▶ Work required: In the records below, pick out all lines containing the word "this".

Plotting code records:

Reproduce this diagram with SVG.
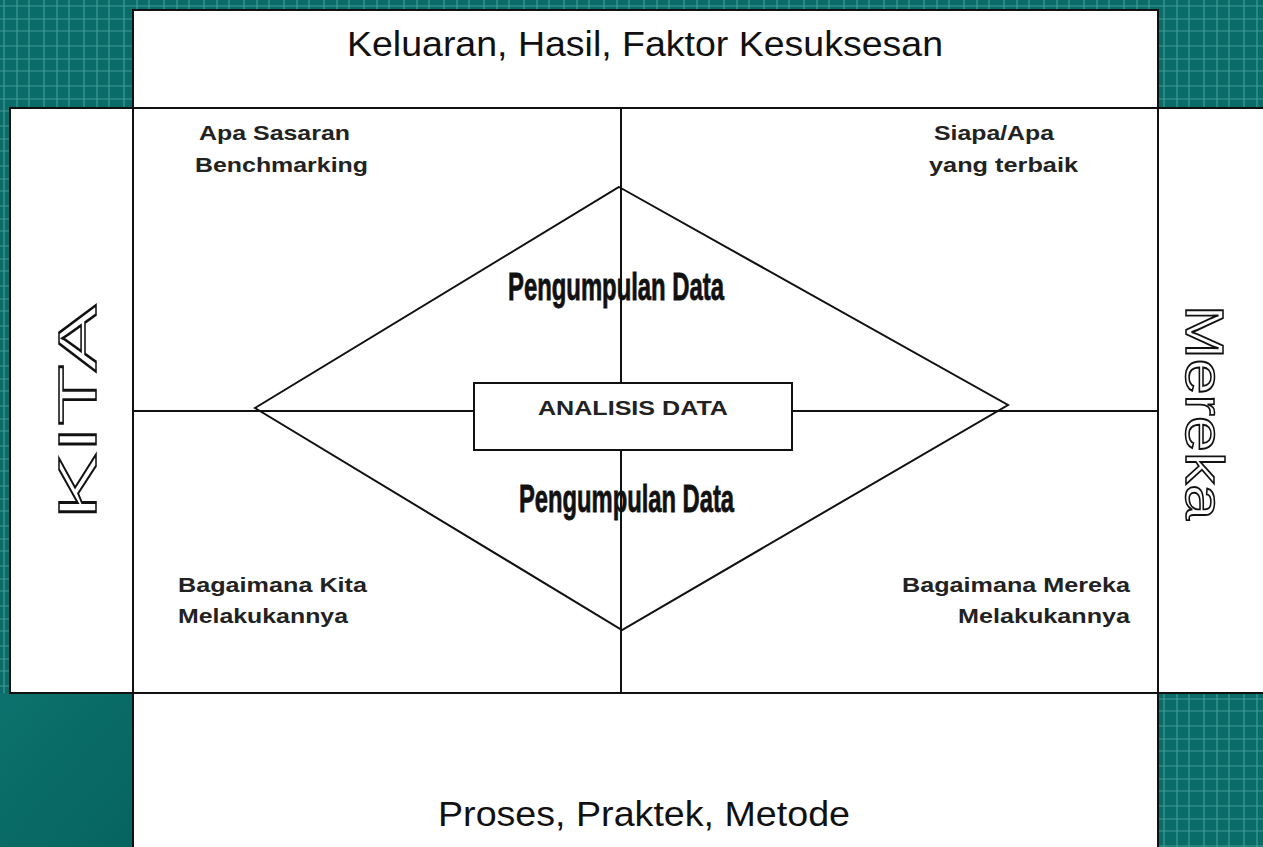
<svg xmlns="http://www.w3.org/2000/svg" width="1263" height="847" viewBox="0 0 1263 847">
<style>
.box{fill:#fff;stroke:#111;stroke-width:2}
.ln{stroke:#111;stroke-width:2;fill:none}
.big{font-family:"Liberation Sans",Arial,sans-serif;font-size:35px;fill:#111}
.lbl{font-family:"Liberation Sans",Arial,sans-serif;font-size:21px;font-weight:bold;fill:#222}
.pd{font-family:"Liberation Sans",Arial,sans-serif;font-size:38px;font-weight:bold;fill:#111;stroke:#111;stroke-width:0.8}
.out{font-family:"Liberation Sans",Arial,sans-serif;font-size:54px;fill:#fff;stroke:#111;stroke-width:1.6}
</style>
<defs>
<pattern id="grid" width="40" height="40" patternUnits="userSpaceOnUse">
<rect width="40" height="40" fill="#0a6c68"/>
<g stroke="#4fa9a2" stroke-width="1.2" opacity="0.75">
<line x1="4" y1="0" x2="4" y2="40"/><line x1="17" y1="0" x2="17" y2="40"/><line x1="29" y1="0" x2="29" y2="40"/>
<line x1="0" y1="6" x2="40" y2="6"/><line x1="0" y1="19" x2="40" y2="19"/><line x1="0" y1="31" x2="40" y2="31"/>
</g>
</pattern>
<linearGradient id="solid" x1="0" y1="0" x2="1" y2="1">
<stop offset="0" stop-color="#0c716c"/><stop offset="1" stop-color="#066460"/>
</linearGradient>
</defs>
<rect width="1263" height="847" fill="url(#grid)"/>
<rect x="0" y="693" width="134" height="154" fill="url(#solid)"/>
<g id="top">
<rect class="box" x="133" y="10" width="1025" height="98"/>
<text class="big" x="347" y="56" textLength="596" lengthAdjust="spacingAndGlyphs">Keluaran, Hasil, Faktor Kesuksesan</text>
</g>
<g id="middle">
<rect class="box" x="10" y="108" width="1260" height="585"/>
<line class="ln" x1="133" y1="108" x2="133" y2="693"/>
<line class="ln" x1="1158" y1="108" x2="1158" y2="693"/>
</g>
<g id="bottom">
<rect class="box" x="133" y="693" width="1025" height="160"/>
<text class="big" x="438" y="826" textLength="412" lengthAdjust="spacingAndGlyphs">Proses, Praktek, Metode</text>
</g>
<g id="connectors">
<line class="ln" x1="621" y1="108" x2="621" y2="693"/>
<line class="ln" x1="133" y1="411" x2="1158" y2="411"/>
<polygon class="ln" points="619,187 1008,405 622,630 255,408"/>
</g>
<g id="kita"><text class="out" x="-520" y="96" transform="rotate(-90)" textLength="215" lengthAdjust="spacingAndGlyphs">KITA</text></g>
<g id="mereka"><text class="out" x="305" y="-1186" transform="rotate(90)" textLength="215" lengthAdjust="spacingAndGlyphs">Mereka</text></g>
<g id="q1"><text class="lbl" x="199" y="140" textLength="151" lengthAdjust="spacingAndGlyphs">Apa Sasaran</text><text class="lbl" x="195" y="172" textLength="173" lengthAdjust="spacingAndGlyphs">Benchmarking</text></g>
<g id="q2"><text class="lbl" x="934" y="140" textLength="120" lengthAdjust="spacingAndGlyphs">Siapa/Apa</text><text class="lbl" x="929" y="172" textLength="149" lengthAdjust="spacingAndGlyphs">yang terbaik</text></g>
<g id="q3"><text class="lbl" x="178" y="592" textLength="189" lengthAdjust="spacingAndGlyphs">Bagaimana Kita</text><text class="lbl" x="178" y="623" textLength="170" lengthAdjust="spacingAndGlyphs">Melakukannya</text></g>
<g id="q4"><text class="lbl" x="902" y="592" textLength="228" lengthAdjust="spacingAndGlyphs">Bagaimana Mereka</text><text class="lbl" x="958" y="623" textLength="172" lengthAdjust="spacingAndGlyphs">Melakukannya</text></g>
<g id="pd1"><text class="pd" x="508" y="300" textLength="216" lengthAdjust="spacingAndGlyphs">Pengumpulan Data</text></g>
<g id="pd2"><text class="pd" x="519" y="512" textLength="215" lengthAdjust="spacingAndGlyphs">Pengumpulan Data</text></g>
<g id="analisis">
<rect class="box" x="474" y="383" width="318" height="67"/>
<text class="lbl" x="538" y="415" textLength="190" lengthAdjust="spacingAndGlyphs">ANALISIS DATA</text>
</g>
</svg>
--
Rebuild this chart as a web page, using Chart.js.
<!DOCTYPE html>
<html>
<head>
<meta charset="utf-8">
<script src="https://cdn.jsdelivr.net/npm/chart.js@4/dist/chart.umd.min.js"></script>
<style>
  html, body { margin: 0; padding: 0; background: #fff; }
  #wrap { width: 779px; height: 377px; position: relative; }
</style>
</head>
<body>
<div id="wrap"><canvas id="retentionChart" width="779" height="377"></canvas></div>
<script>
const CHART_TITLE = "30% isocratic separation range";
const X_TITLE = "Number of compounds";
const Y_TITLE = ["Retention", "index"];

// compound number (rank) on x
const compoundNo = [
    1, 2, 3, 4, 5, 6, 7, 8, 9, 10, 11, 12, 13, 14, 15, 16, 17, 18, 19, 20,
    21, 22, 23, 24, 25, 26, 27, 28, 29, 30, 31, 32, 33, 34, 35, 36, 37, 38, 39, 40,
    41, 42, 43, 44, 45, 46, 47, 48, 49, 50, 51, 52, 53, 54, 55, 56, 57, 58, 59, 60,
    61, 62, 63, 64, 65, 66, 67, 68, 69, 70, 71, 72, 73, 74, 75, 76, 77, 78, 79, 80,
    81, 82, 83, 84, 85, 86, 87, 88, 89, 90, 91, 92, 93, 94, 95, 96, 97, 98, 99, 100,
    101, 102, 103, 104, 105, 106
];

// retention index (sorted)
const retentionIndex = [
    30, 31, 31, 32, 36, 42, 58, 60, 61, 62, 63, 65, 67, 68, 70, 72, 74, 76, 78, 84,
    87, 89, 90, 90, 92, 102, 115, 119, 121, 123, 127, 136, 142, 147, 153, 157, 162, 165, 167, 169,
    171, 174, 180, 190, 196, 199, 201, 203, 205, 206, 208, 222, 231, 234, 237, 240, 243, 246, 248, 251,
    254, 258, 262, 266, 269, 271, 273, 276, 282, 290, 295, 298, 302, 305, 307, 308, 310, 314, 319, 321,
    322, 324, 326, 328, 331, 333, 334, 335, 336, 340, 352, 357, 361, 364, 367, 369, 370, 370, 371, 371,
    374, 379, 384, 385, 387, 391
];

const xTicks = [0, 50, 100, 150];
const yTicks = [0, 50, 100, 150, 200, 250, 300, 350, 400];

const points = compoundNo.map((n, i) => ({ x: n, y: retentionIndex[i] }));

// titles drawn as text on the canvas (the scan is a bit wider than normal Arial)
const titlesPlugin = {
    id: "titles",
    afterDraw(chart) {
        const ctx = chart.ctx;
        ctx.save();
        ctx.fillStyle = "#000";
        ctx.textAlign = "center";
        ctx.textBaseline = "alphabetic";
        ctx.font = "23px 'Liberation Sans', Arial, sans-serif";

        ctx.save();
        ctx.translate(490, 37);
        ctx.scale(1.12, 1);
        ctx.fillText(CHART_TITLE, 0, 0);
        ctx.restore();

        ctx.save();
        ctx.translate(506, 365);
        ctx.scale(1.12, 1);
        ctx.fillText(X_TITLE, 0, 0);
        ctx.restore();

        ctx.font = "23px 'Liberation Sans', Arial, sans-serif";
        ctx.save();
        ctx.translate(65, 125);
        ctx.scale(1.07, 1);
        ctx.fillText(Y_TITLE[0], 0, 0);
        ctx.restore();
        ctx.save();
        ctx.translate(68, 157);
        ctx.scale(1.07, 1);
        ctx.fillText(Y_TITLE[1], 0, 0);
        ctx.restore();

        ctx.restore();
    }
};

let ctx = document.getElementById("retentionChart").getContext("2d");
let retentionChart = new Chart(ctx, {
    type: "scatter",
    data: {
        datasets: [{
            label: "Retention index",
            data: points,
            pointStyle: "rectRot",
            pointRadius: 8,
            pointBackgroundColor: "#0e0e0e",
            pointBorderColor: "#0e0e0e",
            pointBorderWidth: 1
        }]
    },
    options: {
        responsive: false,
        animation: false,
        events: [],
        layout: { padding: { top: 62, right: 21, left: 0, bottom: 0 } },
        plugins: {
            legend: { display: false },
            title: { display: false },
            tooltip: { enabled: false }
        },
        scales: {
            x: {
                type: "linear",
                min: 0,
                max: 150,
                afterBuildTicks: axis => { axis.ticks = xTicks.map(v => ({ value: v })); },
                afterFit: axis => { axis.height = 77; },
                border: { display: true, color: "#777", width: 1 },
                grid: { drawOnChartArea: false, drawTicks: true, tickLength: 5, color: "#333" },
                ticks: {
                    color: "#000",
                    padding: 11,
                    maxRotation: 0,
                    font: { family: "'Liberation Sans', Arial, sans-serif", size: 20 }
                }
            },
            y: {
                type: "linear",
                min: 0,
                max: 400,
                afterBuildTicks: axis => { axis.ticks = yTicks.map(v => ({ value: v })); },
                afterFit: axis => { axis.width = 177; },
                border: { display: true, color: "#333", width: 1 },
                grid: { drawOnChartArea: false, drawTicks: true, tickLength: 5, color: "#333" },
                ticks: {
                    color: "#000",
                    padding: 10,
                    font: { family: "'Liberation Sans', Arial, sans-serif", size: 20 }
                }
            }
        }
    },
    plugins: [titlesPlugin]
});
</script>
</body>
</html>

▶ Output:
Reproduce this diagram with SVG.
Rebuild this chart as a web page, using Chart.js.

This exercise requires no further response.